● Task instructions:
Repeat exactly the lines running from the first line of the data to the line containing "const fBracket = [5.1, 5.37, 4.11];", both ends included, and nothing else; drop the pictures.

● Data segment:
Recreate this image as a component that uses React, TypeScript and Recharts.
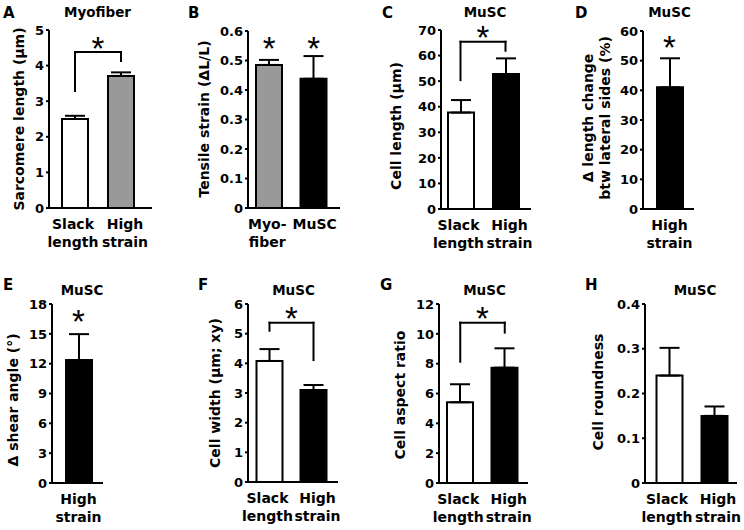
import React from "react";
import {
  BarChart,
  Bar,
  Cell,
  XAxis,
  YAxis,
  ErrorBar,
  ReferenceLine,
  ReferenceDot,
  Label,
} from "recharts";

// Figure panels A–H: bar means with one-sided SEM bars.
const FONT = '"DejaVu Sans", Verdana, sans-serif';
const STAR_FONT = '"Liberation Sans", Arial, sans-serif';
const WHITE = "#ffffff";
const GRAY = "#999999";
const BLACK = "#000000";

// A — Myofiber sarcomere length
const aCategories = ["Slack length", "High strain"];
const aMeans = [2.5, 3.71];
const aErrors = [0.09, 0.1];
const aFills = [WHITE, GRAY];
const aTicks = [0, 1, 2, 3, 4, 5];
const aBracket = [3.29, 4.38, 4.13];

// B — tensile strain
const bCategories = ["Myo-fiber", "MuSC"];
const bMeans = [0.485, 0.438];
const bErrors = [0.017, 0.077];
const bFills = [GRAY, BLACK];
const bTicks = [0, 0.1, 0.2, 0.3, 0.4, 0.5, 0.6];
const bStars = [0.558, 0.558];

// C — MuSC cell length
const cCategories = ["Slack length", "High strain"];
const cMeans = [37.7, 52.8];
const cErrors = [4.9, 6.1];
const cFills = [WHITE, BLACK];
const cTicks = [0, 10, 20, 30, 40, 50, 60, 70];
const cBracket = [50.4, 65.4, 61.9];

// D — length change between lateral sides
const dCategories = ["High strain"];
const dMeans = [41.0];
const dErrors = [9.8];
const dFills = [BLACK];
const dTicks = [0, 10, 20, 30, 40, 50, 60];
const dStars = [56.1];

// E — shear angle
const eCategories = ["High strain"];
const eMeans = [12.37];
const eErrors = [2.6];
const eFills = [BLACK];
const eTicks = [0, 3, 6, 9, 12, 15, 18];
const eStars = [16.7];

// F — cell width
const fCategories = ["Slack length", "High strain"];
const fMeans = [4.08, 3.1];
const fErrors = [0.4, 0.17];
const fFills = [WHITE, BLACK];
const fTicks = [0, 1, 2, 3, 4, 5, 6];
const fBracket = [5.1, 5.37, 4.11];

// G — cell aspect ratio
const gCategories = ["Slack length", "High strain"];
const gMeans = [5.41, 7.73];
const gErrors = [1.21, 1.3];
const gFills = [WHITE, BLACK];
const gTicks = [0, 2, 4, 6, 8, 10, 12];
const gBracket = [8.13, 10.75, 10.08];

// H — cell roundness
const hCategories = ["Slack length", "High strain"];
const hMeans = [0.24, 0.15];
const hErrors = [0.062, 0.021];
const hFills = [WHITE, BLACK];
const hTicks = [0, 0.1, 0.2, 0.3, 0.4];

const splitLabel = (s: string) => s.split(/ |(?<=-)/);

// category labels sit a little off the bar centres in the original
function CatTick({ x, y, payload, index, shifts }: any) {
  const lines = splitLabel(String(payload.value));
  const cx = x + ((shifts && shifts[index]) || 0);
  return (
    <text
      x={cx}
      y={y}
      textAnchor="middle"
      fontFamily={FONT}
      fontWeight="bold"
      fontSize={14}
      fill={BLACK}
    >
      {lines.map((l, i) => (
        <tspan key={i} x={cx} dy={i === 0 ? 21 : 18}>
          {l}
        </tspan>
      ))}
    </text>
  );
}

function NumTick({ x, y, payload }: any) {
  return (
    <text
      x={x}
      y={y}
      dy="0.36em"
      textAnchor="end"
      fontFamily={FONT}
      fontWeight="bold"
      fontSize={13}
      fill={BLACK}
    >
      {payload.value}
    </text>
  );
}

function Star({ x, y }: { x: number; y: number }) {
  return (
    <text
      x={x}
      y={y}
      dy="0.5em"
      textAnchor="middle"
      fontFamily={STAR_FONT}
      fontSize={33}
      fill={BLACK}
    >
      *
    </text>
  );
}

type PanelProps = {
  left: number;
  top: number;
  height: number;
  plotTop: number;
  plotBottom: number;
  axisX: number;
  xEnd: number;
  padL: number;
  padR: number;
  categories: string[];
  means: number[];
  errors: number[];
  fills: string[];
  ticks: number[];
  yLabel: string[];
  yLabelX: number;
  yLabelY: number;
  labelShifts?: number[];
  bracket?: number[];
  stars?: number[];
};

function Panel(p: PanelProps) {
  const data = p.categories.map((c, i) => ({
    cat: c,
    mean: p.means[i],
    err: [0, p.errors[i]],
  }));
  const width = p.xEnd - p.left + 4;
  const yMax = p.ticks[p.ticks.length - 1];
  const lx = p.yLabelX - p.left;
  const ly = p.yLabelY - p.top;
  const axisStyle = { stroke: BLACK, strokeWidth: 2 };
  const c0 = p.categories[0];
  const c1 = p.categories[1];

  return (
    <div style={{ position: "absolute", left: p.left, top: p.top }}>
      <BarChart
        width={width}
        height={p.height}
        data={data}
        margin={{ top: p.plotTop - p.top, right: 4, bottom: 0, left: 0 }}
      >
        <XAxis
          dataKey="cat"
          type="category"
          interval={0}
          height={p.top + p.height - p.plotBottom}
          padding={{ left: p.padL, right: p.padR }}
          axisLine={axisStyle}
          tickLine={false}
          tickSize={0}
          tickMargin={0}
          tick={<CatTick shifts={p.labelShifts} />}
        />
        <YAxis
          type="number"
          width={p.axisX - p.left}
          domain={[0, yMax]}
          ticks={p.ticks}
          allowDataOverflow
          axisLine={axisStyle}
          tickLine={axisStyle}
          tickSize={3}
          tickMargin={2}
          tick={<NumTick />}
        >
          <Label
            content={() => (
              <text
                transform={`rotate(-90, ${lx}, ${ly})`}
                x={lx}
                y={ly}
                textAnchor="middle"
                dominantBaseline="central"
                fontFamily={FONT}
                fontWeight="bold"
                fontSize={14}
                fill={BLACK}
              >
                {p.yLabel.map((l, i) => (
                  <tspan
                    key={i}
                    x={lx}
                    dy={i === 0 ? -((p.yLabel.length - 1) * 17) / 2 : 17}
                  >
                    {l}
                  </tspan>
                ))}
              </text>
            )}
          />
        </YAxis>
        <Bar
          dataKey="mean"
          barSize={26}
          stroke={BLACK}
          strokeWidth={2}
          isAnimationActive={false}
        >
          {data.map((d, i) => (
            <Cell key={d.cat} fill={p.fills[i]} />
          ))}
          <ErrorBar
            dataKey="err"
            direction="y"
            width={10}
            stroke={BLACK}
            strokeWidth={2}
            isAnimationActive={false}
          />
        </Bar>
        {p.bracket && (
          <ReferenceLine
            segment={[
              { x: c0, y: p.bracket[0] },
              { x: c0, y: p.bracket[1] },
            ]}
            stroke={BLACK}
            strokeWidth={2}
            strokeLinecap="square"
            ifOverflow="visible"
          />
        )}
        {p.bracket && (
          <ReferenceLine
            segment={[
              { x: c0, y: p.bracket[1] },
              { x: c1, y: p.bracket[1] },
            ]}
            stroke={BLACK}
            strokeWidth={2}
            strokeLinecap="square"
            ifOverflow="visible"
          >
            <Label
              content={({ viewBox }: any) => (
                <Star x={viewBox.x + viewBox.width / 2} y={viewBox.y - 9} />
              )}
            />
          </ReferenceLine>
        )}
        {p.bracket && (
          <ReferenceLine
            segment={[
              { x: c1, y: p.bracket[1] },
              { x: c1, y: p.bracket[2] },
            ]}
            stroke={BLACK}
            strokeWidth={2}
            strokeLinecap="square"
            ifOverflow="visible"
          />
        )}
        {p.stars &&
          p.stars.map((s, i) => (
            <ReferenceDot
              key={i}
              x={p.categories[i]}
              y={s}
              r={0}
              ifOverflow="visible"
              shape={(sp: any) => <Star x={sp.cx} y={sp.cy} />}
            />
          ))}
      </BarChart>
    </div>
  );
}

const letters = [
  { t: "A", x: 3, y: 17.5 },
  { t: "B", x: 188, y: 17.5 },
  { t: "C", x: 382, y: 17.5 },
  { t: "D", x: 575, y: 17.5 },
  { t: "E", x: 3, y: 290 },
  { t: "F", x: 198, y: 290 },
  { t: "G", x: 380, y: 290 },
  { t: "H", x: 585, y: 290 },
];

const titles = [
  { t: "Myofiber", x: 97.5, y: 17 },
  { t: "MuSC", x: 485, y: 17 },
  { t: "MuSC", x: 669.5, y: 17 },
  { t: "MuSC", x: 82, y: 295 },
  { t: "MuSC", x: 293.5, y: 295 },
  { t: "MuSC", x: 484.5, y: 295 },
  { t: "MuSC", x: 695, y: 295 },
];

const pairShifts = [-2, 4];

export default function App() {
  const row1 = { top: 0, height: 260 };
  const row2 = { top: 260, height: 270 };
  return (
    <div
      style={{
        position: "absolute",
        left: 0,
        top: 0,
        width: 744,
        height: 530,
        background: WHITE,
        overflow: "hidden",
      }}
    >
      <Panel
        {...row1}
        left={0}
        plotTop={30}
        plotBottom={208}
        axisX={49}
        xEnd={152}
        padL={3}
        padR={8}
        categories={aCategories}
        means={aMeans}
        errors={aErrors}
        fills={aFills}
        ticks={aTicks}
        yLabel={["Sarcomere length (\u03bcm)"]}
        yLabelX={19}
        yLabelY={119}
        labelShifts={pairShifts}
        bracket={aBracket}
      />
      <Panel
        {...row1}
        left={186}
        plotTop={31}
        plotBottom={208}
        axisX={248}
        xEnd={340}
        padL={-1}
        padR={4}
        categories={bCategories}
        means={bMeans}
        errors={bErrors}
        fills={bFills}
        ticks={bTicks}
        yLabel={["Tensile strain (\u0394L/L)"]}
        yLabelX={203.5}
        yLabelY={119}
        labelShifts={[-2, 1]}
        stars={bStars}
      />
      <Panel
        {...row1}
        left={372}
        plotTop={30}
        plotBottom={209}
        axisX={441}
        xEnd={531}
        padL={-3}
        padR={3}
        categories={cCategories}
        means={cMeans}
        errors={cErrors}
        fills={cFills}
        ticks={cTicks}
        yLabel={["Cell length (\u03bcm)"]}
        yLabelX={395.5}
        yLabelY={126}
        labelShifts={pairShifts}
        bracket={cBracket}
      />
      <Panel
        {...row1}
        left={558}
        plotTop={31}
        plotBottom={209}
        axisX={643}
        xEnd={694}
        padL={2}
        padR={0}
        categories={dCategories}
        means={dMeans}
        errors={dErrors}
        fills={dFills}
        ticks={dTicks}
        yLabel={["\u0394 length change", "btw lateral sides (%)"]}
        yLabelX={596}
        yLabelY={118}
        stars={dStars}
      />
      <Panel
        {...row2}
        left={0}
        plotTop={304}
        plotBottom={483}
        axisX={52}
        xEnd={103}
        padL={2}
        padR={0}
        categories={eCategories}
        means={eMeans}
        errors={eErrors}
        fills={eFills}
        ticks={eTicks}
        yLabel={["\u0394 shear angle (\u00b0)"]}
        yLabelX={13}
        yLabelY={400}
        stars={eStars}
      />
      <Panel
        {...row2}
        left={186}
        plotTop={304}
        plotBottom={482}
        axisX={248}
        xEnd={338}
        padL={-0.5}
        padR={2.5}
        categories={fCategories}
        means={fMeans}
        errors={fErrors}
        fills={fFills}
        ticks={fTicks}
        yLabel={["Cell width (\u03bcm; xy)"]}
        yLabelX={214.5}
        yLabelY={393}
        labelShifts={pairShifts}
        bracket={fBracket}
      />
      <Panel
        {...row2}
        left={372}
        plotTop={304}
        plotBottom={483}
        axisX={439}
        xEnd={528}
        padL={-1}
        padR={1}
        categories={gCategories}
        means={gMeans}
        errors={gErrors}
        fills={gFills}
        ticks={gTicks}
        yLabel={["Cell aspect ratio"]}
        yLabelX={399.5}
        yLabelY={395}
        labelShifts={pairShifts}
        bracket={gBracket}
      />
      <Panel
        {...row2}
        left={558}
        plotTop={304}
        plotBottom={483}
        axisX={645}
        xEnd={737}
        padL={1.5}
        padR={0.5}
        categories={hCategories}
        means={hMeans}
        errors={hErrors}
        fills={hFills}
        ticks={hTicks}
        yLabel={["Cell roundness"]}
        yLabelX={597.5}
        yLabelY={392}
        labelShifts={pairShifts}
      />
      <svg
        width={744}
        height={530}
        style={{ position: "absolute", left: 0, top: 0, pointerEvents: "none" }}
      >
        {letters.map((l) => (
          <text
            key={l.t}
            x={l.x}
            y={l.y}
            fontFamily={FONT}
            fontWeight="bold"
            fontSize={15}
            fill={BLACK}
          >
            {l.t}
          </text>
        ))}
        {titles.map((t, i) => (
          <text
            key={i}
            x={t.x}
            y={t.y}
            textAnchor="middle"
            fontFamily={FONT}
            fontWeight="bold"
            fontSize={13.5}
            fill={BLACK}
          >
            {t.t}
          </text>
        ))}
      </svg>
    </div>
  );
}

● Correct response:
Recreate this image as a component that uses React, TypeScript and Recharts.
import React from "react";
import {
  BarChart,
  Bar,
  Cell,
  XAxis,
  YAxis,
  ErrorBar,
  ReferenceLine,
  ReferenceDot,
  Label,
} from "recharts";

// Figure panels A–H: bar means with one-sided SEM bars.
const FONT = '"DejaVu Sans", Verdana, sans-serif';
const STAR_FONT = '"Liberation Sans", Arial, sans-serif';
const WHITE = "#ffffff";
const GRAY = "#999999";
const BLACK = "#000000";

// A — Myofiber sarcomere length
const aCategories = ["Slack length", "High strain"];
const aMeans = [2.5, 3.71];
const aErrors = [0.09, 0.1];
const aFills = [WHITE, GRAY];
const aTicks = [0, 1, 2, 3, 4, 5];
const aBracket = [3.29, 4.38, 4.13];

// B — tensile strain
const bCategories = ["Myo-fiber", "MuSC"];
const bMeans = [0.485, 0.438];
const bErrors = [0.017, 0.077];
const bFills = [GRAY, BLACK];
const bTicks = [0, 0.1, 0.2, 0.3, 0.4, 0.5, 0.6];
const bStars = [0.558, 0.558];

// C — MuSC cell length
const cCategories = ["Slack length", "High strain"];
const cMeans = [37.7, 52.8];
const cErrors = [4.9, 6.1];
const cFills = [WHITE, BLACK];
const cTicks = [0, 10, 20, 30, 40, 50, 60, 70];
const cBracket = [50.4, 65.4, 61.9];

// D — length change between lateral sides
const dCategories = ["High strain"];
const dMeans = [41.0];
const dErrors = [9.8];
const dFills = [BLACK];
const dTicks = [0, 10, 20, 30, 40, 50, 60];
const dStars = [56.1];

// E — shear angle
const eCategories = ["High strain"];
const eMeans = [12.37];
const eErrors = [2.6];
const eFills = [BLACK];
const eTicks = [0, 3, 6, 9, 12, 15, 18];
const eStars = [16.7];

// F — cell width
const fCategories = ["Slack length", "High strain"];
const fMeans = [4.08, 3.1];
const fErrors = [0.4, 0.17];
const fFills = [WHITE, BLACK];
const fTicks = [0, 1, 2, 3, 4, 5, 6];
const fBracket = [5.1, 5.37, 4.11];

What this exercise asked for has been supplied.